_What you should do:_ Skipping all pictures, set down the lines of the listing from the first through the one with "import seaborn as sns".
═══ Given information
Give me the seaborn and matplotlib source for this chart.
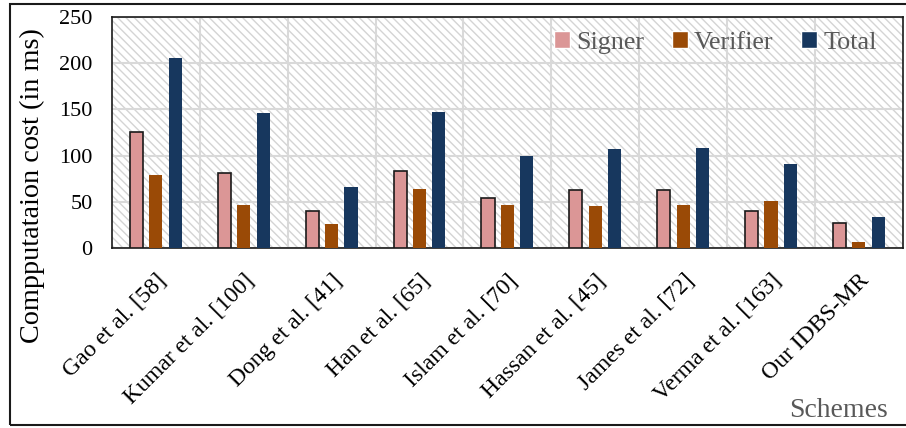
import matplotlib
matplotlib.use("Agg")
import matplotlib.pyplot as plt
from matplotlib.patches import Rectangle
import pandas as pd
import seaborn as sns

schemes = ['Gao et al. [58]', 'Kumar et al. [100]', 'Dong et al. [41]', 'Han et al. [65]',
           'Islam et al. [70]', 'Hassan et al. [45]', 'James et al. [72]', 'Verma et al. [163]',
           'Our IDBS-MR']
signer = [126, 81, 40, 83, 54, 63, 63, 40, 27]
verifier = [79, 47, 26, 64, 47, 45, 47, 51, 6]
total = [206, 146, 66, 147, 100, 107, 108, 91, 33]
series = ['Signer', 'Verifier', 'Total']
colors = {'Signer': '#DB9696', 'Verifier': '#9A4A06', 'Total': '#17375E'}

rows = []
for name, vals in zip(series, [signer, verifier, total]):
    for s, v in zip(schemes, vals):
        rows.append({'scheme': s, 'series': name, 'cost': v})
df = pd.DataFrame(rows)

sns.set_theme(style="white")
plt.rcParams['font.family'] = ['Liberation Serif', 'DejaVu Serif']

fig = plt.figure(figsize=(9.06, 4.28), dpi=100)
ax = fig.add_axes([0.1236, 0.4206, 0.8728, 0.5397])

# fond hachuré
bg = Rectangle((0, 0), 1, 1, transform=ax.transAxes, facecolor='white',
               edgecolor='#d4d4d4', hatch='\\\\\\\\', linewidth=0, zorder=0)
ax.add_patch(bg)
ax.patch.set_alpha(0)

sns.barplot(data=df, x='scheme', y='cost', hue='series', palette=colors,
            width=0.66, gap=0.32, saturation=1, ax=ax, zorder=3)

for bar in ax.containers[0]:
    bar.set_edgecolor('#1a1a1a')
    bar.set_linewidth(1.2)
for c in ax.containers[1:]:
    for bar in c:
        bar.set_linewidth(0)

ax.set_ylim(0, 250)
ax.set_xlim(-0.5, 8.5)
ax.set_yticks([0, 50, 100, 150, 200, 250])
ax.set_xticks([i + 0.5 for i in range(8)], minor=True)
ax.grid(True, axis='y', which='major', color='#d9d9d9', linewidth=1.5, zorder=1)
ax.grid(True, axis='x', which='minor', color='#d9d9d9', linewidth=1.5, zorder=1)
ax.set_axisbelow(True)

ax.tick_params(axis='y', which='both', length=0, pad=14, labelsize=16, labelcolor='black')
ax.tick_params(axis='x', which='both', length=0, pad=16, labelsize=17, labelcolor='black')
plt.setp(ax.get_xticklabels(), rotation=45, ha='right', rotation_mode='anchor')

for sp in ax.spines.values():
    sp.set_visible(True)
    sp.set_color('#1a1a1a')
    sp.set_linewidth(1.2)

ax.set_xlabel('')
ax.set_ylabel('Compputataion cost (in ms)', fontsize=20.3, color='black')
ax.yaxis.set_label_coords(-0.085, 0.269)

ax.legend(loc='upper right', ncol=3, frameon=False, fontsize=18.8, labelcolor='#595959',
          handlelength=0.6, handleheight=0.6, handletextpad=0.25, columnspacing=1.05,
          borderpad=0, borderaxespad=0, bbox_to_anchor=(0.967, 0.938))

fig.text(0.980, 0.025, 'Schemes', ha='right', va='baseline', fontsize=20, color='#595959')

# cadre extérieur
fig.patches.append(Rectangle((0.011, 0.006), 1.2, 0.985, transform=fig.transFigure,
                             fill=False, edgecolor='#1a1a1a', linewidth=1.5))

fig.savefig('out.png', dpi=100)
══════
_Final result:_
Give me the seaborn and matplotlib source for this chart.
import matplotlib
matplotlib.use("Agg")
import matplotlib.pyplot as plt
from matplotlib.patches import Rectangle
import pandas as pd
import seaborn as sns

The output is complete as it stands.